CAPE CANAVERAL, FLORIDA — After a full day of checklists at Kennedy Space Center, NASA officials gave a “go” to the launch of the 322-foot Space Launch System (SLS) rocket. Takeoff is scheduled for 8:33 am EDT on Monday, August 29.
During this Monday’s review briefing, Bob Cabana, NASA’s associate administrator, said, “We are ‘go’ for launch, which is absolutely outstanding. This day has been a long time coming.” The Artemis I mission has a two-hour launch window on Kennedy Space Center’s pad 39B if needed. If the rocket fails to launch in the two-hour window, NASA will reschedule for September 2.
The SLS’s multibillion-dollar project, delayed multiple times, is now ready to launch its Orion capsule on a complex 45-day mission testing the spacecraft and its systems.
“I want to put this in perspective,” Cabana said at the briefing, “this is a test flight and not without risk. We’ve analyzed the risk as best we can, and we have mitigated it as best we can. We are stressing Orion beyond what it was originally designed for in preparation for sending it to the moon with a crew.”
This first mission will not carry astronauts but will enter a Lunar orbit autonomously and spend 42 days in space – twice the amount of time it was designed for – then descend back to Earth for a splashdown in the Pacific Ocean in early October.
Space exploration isn’t as expensive as people think. NASA’s budget is only 0.5 percent of the federal budget, and funds spent on NASA’s projects positively impact the U.S. economy.
Designed and tested by Lockheed Martin on the Space Coast in Brevard County, the space capsule is part of a private-sector agreement with NASA. The commercial market fostered by the federal government includes nearly 250 partnership agreements. Kennedy Space Center’s economic report shows that over 27,000 jobs have been created in Florida in addition to the 12,312 employees at the spaceport.
FOSTERING A COMMERCIAL MARKET
“Launching rockets and exploring space is no longer a government-only endeavor,” said Kennedy Space Center Director Janet Petro. “NASA is leading the way in fostering a commercial market in low-Earth orbit and opening up space to everyone, and that creates tremendous economic benefits here on planet Earth.”

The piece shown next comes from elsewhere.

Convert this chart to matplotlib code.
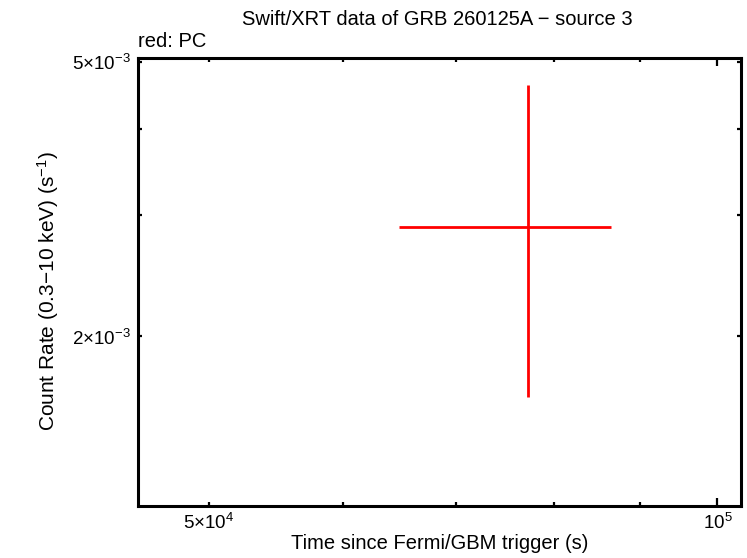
import matplotlib
matplotlib.use("Agg")
import matplotlib.pyplot as plt

plt.rcParams['font.family'] = ['Liberation Sans', 'DejaVu Sans']
plt.rcParams['mathtext.fontset'] = 'custom'
plt.rcParams['mathtext.rm'] = 'Liberation Sans'
plt.rcParams['mathtext.it'] = 'Liberation Sans'

# Data (PC mode)
time = [77210.0]
time_err_lo = [12390.0]
time_err_hi = [9310.0]
rate = [2.888e-3]
rate_err_lo = [1.256e-3]
rate_err_hi = [1.739e-3]

title = "Swift/XRT data of GRB 260125A \u2212 source 3"
xlabel = "Time since Fermi/GBM trigger (s)"
ylabel = "Count Rate (0.3\u221210 keV) (s$^{-1}$)"

x_major = [1e5]
x_major_labels = [r"$10^5$"]
x_minor = [5e4, 6e4, 7e4, 8e4, 9e4]
x_minor_labels = [r"$5{\times}10^4$", "", "", "", ""]
y_minor = [2e-3, 3e-3, 4e-3, 5e-3]
y_minor_labels = [r"$2{\times}10^{-3}$", "", "", r"$5{\times}10^{-3}$"]

fig = plt.figure(figsize=(7.47, 5.58), dpi=100)
ax = fig.add_axes([0.1847, 0.0932, 0.9913 - 0.1847, 0.8966 - 0.0932])

ax.errorbar(time, rate, xerr=[time_err_lo, time_err_hi], yerr=[rate_err_lo, rate_err_hi],
            fmt='none', ecolor='#ff0000', elinewidth=2.0, capsize=0)

ax.set_xscale('log')
ax.set_yscale('log')
ax.set_xlim(45390, 103200)
ax.set_ylim(1.135e-3, 5.077e-3)

ax.set_xticks(x_major, labels=x_major_labels)
ax.set_xticks(x_minor, labels=x_minor_labels, minor=True)
ax.set_yticks([], labels=[])
ax.set_yticks(y_minor, labels=y_minor_labels, minor=True)

for s in ax.spines.values():
    s.set_linewidth(2.2)

ax.tick_params(which='major', direction='in', length=6, width=1.6, top=True, right=True,
               labelsize=13.5, pad=5)
ax.tick_params(which='minor', direction='in', length=3, width=1.6, top=True, right=True,
               labelsize=13.5, pad=5)

ax.set_xlabel(xlabel, fontsize=14.5, labelpad=1)
ax.set_ylabel(ylabel, fontsize=15, labelpad=4)
ax.yaxis.set_label_coords(-0.128, 0.48)
fig.text(0.585, 0.965, title, ha='center', va='center', fontsize=14.5)
fig.text(0.1847, 0.925, "red: PC", ha='left', va='center', fontsize=14.5)

fig.savefig("out.png", dpi=100)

According to the Business Services and Cost Assessment Branch of NASA’s Office of the Chief Financial Officer, Florida spaceport operations had an economic impact of $5.25 billion in sales on Florida’s economy. For every $1 spent at Kennedy Space Center, $1.82 went back into Florida’s economy.
The American people believe that the U.S. should continue leading the way in space exploration. For example, according to Pew Research, 71 percent of the Baby Boomer generation and 70 percent of Millennials – who grew up watching the Space Shuttle – expressed strong public support of the space program.
The research also showed that 44 percent of Americans are confident that private companies, such as SpaceX, Boeing, and Blue Origin, will expand development and contribute to new technology. However, they also believe that NASA still has an essential role.
SPACE EXPLORATION: AMERICA'S RENEWED SPIRIT
In John F. Kennedy’s famous speech on September 12, 1962 at Rice University, he told a crowd of 40,000 people that the U.S. could not fall behind in the race for space exploration. But he challenged that America must be bold in her efforts to make advances in technology.
“For the eyes of the world now look into space, to the Moon, and to the planets beyond. And we have vowed that we shall not see it governed by a hostile flag of conquest but by a banner of freedom and peace. We have vowed that we shall not see space filled with weapons of mass destruction, but with instruments of knowledge and understanding,” JFK said.
The countdown begins on Saturday morning, forty-six hours before liftoff. The Boeing-engineered SLS rocket, energized by two solid-fuel rocket boosters and four RS-25 engines left over from the Space Shuttle, is the most powerful and largest rocket ever launched from the U.S.
If the mission is successful, the Orion will launch two astronauts on its next Artemis II flight in 2024. Then, later in 2025, Artemis III will put two more astronauts, including the first woman, onto the Moon’s surface.
If the attempt is scrubbed on Monday, two backup times are scheduled on September 2 at 12:48 pm and September 5 at 5:12 pm.